We are ready to hit the road. First we must sell our home 70 miles north of Atlanta.... RV garage, pool, acreage!!!


----------



## WeekendRver

CONGRATULATIONS! Just one more step until you are free!

Safe Travels.


----------



## Tom Cooper

My congratulations! I hope you achieve your goal.


----------



## andrew_g

Congrats, Eal! Hope everything is going well and you're on the way to your freedom. 
A little bit jealous since we're just planning our great transition to full-timers


----------



## theboondork.com

I've been a full-timer, that boondocks most of the time in an Arctic Fox 27 – 5L which is a 30 foot fifth wheel, for four years. And I've never been happier in my life, every once in a while I write in my blog that if I won the lottery tomorrow I wouldn't change my lifestyle one bit, because I couldn't possibly be any freer or any happier than I am now.
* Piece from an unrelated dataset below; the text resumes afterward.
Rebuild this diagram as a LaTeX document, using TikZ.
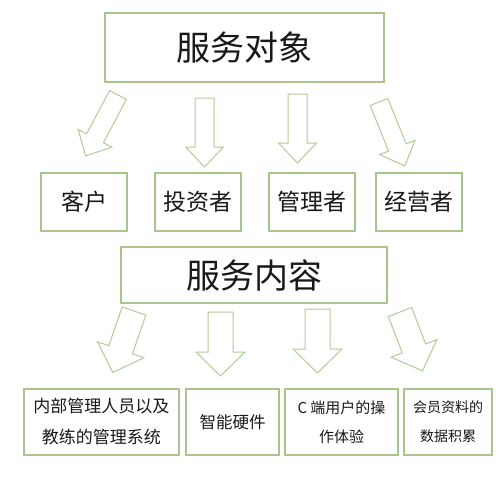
\documentclass[tikz,border=0pt]{standalone}
\usepackage{fontspec}
\newfontfamily\cjk{Noto Sans CJK SC}
\definecolor{boxgreen}{RGB}{170,196,142}
\definecolor{arrgreen}{RGB}{178,203,155}
\definecolor{txt}{RGB}{25,25,25}
\tikzset{
  box/.style={draw=boxgreen, line width=1.15pt, fill=white, text=txt, font=\cjk, inner sep=0pt, align=center},
  bigbox/.style={box, minimum width=279pt, minimum height=69pt, font=\cjk\fontsize{34}{40}\selectfont},
  rowone/.style={box, minimum width=86pt, minimum height=58pt, font=\cjk\fontsize{23}{28}\selectfont},
  rowtwo/.style={box, minimum height=66pt},
  arrowline/.style={draw=arrgreen, line width=1pt, line join=miter},
}
% block arrow: length, shaft half width, head half width, head length; tail at origin, pointing down
\newcommand\blkarrow[4]{\draw[arrowline] (-#2,0) -- (-#2,#1-#4) -- (-#3,#1-#4) -- (0,#1) -- (#3,#1-#4) -- (#2,#1-#4) -- (#2,0) -- cycle;}
\begin{document}
\begin{tikzpicture}[x=1pt,y=-1pt]
\useasboundingbox[fill=white] (0,0) rectangle (499,488);
% top heading
\node[bigbox] (obj) at (244.5,47.5) {服务对象};
% row 1
\node[rowone] (c1) at (84,202) {客户};
\node[rowone] (c2) at (198,202) {投资者};
\node[rowone] (c3) at (312,202) {管理者};
\node[rowone] (c4) at (419,202) {经营者};
% row 1 arrows
\coordinate (ta1) at (118,95);
\coordinate (ta2) at (204.5,98);
\coordinate (ta3) at (297.5,94);
\coordinate (ta4) at (379,102);
\begin{scope}[shift={(ta1)}, rotate=-28] \blkarrow{69}{9.5}{19}{20} \end{scope}
\begin{scope}[shift={(ta2)}] \blkarrow{69}{9.5}{19}{20} \end{scope}
\begin{scope}[shift={(ta3)}] \blkarrow{69}{9.5}{19}{20} \end{scope}
\begin{scope}[shift={(ta4)}, rotate=22] \blkarrow{69}{9.5}{19}{20} \end{scope}
% second heading
\node[bigbox, minimum width=266pt, minimum height=56pt] (cont) at (254,275) {服务内容};
% row 2 arrows
\coordinate (tb1) at (134,311);
\coordinate (tb2) at (220.5,312);
\coordinate (tb3) at (317.5,309);
\coordinate (tb4) at (400,312);
\begin{scope}[shift={(tb1)}, rotate=-19] \blkarrow{65}{12.5}{24.5}{24} \end{scope}
\begin{scope}[shift={(tb2)}] \blkarrow{64}{12.5}{24.5}{24} \end{scope}
\begin{scope}[shift={(tb3)}] \blkarrow{64}{12.5}{24.5}{24} \end{scope}
\begin{scope}[shift={(tb4)}, rotate=21] \blkarrow{63}{12.5}{24.5}{24} \end{scope}
% row 2
\node[rowtwo, minimum width=155pt, font=\cjk\fontsize{17}{31}\selectfont] (d1) at (101.5,422) {内部管理人员以及\\教练的管理系统};
\node[rowtwo, minimum width=93pt, font=\cjk\fontsize{16.5}{30}\selectfont] (d2) at (232.5,422) {智能硬件};
\node[rowtwo, minimum width=113pt, font=\cjk\fontsize{15}{29}\selectfont] (d3) at (341.5,422) {C 端用户的操\\作体验};
\node[rowtwo, minimum width=88pt, font=\cjk\fontsize{14}{29}\selectfont] (d4) at (448,422) {会员资料的\\数据积累};
\end{tikzpicture}
\end{document}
But freedom comes with a price and for some folks it's not easy to make the transition from a structured life to a life where you're free to come and go as you please anytime you want. I talk to a lot of RVers in my travels and some of them make up a bunch of rules for themselves that they have to follow just because following rules is what they were used to doing in their normal life. 

For some folks it takes a while to realize that they don't have any place they HAVE to go, and no time that they HAVE to be there, so they tend to race from one national Park to the other as if their on a schedule, and they probably are, but they made it up themselves.

So take it from an old timer, slow down, relax, and make the trip just as much fun as the destination.

theboondork


----------